◆ Given exercise: Starting at the first line of the data below, retype every line up to and including the one containing "import seaborn as sns".

◆ Records:
====
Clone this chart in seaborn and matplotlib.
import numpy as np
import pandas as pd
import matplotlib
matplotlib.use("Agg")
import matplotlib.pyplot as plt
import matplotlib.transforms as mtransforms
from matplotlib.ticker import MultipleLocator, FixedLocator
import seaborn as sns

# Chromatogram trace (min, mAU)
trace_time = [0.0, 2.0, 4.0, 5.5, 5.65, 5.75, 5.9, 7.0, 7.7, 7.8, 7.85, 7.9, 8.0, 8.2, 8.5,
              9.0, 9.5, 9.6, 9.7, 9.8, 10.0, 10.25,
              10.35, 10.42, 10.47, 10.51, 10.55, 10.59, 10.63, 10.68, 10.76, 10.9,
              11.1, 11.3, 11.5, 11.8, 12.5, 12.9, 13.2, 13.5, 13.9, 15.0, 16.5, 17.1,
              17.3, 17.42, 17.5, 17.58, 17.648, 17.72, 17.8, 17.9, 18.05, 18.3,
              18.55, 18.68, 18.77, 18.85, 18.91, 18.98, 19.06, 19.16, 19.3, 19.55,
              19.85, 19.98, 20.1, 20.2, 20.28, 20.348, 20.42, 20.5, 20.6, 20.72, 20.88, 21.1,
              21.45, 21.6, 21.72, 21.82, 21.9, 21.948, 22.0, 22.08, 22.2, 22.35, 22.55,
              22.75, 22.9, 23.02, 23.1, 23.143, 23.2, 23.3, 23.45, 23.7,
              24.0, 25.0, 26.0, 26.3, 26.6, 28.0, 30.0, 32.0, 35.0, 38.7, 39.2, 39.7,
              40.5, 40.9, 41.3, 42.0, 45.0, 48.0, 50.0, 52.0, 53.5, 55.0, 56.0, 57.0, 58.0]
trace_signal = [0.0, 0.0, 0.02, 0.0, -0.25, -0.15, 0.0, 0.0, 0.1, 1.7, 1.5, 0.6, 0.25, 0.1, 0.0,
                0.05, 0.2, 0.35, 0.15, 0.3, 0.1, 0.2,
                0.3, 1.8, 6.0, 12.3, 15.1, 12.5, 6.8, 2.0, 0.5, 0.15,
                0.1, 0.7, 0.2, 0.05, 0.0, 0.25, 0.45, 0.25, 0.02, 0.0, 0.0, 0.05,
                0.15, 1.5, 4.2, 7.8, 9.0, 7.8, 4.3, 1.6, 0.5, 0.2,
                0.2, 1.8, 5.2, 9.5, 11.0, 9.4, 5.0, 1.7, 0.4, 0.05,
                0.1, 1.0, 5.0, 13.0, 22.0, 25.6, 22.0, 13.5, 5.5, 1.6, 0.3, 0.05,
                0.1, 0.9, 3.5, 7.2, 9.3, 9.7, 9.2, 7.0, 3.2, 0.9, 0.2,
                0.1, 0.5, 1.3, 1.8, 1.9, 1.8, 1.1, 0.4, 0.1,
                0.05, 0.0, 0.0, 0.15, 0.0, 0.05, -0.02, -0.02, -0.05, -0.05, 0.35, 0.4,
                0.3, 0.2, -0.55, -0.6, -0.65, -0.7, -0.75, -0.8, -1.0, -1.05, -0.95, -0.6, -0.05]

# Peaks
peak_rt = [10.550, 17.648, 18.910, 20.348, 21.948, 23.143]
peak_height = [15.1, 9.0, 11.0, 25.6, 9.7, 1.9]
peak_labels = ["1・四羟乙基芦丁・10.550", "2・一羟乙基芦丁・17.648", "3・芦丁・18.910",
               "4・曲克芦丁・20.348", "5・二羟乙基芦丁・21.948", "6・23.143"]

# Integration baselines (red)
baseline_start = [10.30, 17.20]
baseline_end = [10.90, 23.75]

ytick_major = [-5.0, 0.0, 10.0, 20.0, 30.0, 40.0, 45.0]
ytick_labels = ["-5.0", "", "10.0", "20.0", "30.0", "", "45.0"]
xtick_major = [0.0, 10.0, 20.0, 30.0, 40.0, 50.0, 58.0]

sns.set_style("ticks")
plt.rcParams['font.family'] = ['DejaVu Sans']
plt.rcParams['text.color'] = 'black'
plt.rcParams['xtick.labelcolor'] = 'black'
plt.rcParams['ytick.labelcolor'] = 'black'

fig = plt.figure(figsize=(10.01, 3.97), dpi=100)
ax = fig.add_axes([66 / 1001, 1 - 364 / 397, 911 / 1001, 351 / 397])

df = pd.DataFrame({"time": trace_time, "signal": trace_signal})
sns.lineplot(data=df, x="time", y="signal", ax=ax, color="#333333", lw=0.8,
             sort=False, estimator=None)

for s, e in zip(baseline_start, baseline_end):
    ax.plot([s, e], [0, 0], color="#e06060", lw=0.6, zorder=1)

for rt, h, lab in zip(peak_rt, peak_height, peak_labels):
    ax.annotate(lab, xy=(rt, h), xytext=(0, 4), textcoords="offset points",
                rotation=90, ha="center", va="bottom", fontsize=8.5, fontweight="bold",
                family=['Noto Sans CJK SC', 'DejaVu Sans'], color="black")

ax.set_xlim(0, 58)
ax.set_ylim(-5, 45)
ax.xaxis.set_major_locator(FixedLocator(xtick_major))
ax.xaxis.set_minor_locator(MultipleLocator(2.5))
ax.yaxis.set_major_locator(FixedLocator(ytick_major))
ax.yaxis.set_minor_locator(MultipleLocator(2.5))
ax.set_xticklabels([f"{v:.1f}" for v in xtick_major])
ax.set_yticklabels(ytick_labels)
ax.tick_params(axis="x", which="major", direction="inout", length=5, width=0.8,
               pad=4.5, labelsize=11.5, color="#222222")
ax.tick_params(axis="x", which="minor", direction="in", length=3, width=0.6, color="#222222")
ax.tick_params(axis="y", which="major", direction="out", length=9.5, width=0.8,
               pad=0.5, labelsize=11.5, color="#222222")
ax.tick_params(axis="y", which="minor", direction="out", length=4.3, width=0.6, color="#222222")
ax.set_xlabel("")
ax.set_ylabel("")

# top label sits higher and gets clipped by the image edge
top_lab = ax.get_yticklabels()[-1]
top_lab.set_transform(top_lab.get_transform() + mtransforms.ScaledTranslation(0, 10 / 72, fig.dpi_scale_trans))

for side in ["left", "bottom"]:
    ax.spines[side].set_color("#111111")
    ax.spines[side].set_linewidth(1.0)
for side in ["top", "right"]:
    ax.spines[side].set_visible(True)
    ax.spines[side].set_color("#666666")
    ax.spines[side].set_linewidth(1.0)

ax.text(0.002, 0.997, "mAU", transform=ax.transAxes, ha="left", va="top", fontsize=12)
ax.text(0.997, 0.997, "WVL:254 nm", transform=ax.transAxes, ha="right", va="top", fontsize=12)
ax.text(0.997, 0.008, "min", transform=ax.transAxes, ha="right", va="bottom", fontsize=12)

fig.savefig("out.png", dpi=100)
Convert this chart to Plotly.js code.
====
◆ Full answer:
Clone this chart in seaborn and matplotlib.
import numpy as np
import pandas as pd
import matplotlib
matplotlib.use("Agg")
import matplotlib.pyplot as plt
import matplotlib.transforms as mtransforms
from matplotlib.ticker import MultipleLocator, FixedLocator
import seaborn as sns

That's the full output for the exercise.